Reproduce exactly the run of lines from the one containing "Rebuild this chart" through the one containing "const ticksB = [0, 1, 2, 3, 4];". Pictures do not belong in the copy.

+--

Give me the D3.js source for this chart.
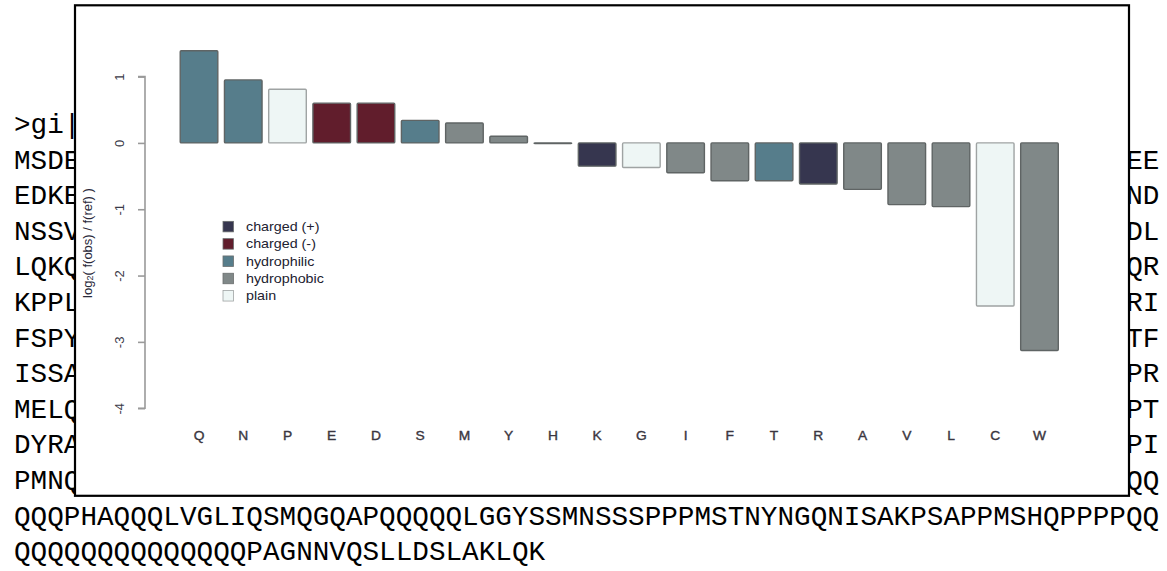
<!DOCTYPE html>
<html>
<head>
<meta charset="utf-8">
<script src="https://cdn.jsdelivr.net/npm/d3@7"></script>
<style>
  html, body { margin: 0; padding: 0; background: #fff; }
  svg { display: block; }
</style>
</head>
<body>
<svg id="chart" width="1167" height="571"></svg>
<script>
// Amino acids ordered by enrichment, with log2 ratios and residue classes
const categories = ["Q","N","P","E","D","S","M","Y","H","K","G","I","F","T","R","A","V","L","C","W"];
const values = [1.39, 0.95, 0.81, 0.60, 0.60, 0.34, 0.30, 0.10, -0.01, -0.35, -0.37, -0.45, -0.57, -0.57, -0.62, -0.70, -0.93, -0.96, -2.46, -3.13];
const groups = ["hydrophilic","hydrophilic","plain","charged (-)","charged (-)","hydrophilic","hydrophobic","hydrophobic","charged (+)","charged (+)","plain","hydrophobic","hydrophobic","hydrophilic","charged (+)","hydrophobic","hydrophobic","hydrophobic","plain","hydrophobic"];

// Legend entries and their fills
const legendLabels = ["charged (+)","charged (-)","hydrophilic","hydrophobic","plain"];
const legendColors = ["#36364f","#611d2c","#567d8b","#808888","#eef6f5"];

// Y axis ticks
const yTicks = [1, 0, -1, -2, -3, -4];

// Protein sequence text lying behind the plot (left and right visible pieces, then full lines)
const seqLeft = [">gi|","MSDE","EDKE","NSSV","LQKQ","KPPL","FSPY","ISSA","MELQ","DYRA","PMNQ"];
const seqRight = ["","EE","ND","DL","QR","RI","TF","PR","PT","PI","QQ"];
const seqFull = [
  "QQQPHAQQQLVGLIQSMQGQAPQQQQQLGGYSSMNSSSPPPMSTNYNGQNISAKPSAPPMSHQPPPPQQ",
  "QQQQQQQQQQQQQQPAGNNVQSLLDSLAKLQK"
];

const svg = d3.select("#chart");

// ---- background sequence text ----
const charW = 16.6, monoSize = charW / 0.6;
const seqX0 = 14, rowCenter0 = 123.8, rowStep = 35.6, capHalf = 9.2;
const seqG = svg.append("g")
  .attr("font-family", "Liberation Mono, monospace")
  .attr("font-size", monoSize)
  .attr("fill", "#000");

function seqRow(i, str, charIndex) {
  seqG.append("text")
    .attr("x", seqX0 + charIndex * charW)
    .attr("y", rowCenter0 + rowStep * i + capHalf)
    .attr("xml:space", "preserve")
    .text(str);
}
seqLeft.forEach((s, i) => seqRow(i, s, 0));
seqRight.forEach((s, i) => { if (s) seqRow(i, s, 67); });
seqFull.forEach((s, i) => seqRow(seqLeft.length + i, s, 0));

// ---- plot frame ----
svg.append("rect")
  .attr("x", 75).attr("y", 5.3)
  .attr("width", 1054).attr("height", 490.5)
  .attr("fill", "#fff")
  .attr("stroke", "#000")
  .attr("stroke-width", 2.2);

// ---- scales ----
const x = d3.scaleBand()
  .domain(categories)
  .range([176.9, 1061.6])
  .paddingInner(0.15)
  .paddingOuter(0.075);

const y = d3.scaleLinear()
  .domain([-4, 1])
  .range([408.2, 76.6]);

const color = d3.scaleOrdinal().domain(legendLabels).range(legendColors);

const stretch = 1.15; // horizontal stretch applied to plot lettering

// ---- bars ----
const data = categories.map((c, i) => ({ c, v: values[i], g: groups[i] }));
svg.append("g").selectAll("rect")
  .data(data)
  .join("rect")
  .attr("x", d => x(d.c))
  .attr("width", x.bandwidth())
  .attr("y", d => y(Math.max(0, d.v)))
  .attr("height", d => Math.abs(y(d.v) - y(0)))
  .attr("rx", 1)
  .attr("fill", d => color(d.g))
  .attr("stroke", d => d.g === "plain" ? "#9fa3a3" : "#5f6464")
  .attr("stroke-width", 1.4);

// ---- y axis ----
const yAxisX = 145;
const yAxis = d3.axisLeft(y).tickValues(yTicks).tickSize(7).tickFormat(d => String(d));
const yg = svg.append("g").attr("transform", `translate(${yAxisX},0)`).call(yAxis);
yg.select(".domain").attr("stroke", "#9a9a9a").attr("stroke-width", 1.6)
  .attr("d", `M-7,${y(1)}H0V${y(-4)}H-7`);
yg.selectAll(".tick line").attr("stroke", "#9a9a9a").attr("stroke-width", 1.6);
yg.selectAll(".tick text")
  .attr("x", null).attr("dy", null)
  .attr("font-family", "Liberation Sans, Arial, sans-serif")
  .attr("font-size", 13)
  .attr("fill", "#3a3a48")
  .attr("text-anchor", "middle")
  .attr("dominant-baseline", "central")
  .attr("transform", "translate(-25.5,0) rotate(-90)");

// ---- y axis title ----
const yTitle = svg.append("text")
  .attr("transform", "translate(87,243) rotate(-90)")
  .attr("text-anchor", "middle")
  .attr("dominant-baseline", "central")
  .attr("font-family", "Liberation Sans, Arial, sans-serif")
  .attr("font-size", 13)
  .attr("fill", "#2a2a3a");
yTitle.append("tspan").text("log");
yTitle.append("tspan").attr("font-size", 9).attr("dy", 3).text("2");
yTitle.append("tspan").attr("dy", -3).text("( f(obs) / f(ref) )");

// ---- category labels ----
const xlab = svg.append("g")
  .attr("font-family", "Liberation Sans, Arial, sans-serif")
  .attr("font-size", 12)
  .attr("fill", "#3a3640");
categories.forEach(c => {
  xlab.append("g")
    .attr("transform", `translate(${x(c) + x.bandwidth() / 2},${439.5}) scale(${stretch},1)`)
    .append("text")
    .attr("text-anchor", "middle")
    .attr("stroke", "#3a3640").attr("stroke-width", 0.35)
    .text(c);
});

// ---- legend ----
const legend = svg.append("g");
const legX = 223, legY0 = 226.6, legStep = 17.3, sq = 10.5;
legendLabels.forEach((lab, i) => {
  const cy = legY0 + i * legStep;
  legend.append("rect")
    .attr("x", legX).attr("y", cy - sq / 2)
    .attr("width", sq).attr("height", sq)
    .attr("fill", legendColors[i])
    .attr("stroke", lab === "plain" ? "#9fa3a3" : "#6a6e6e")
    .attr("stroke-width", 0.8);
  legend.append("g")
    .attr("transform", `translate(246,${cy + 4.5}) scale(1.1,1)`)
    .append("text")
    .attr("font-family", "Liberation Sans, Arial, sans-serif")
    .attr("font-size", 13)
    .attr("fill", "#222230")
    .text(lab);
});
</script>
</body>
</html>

+--

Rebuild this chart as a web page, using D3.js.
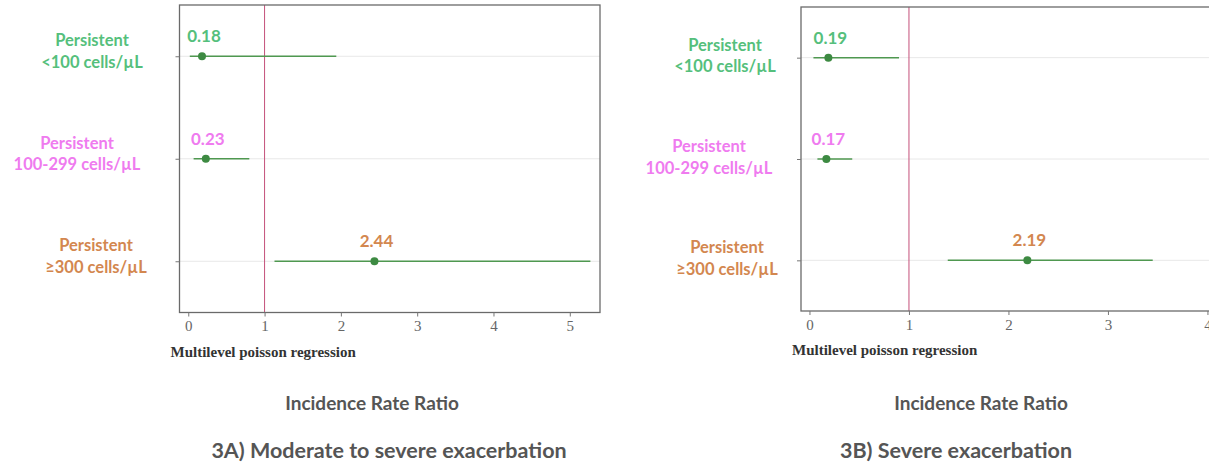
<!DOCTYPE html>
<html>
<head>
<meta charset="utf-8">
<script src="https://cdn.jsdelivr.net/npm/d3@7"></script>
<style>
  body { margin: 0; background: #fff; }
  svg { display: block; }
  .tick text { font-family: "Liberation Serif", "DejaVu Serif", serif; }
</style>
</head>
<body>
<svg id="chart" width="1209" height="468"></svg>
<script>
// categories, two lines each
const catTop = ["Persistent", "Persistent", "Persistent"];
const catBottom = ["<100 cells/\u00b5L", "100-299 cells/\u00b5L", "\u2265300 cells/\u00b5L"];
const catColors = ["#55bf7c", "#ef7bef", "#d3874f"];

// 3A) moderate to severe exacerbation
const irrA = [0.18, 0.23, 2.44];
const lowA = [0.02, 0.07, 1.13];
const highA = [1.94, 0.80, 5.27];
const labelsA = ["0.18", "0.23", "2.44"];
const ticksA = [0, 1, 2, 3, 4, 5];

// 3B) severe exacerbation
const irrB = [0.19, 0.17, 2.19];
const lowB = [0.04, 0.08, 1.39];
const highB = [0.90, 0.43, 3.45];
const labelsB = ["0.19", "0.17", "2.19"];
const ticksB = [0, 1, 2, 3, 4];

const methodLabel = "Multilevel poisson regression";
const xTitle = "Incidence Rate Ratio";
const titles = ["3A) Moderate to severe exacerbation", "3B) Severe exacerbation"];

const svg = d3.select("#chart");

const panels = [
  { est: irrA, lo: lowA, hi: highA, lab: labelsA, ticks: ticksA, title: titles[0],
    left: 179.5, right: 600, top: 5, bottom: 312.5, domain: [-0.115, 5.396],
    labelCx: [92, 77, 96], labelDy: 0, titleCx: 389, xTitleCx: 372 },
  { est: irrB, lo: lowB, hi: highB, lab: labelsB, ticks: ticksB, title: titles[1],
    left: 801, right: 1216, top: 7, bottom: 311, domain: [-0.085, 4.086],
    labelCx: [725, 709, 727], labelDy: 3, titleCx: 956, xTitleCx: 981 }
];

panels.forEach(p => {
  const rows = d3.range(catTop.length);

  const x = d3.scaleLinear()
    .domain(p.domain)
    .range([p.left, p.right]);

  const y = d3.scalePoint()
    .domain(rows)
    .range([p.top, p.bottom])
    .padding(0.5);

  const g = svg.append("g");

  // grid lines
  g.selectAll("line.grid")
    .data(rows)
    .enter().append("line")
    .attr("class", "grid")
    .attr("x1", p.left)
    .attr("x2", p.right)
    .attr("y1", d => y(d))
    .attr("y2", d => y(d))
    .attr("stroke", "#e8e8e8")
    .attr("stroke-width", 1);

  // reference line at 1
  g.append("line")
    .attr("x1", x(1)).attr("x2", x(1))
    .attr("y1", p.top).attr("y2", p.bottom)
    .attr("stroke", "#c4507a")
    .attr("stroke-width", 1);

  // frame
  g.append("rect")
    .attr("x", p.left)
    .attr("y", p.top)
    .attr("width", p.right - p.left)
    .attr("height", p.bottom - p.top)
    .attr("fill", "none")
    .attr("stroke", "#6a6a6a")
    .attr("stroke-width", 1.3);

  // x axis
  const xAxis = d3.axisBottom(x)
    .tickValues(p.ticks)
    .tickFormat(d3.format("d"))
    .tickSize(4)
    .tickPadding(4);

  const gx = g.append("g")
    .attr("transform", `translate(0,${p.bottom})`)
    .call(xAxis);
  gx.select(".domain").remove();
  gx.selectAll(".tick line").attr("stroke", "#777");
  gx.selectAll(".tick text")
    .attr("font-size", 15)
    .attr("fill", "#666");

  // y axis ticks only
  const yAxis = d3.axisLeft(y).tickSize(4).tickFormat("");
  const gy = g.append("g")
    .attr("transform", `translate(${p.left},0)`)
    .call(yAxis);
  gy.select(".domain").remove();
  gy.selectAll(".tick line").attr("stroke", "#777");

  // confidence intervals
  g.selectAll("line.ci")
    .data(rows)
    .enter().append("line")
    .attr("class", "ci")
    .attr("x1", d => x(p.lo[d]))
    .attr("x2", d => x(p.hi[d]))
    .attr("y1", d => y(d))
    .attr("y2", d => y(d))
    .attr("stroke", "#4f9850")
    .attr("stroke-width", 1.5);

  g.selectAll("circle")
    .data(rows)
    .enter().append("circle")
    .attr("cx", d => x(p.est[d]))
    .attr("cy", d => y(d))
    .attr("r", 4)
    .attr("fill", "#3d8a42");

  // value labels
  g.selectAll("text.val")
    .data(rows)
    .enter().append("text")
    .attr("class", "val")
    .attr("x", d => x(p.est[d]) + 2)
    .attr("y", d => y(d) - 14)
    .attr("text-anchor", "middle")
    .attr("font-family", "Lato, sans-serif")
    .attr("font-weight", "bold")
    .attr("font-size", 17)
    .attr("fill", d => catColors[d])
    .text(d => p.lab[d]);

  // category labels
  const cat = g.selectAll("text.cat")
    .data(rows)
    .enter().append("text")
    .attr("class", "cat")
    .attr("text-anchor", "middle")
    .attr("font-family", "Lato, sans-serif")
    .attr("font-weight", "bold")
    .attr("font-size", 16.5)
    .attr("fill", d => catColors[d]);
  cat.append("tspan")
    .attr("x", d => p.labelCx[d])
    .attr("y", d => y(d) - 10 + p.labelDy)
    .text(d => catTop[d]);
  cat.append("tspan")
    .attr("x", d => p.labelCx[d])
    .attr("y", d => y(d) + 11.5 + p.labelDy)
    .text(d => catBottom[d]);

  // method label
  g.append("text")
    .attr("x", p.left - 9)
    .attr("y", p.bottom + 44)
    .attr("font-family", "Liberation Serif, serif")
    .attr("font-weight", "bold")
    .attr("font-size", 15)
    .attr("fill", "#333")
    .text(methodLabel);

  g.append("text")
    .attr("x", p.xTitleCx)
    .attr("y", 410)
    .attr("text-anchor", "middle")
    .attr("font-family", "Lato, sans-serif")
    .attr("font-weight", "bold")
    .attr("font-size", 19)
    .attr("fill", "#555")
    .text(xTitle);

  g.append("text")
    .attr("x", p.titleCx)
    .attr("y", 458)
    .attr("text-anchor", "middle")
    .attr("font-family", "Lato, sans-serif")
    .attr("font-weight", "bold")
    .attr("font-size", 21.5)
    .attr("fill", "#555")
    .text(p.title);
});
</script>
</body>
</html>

+--

(Right answer)
Rebuild this chart as a web page, using D3.js.
<!DOCTYPE html>
<html>
<head>
<meta charset="utf-8">
<script src="https://cdn.jsdelivr.net/npm/d3@7"></script>
<style>
  body { margin: 0; background: #fff; }
  svg { display: block; }
  .tick text { font-family: "Liberation Serif", "DejaVu Serif", serif; }
</style>
</head>
<body>
<svg id="chart" width="1209" height="468"></svg>
<script>
// categories, two lines each
const catTop = ["Persistent", "Persistent", "Persistent"];
const catBottom = ["<100 cells/\u00b5L", "100-299 cells/\u00b5L", "\u2265300 cells/\u00b5L"];
const catColors = ["#55bf7c", "#ef7bef", "#d3874f"];

// 3A) moderate to severe exacerbation
const irrA = [0.18, 0.23, 2.44];
const lowA = [0.02, 0.07, 1.13];
const highA = [1.94, 0.80, 5.27];
const labelsA = ["0.18", "0.23", "2.44"];
const ticksA = [0, 1, 2, 3, 4, 5];

// 3B) severe exacerbation
const irrB = [0.19, 0.17, 2.19];
const lowB = [0.04, 0.08, 1.39];
const highB = [0.90, 0.43, 3.45];
const labelsB = ["0.19", "0.17", "2.19"];
const ticksB = [0, 1, 2, 3, 4];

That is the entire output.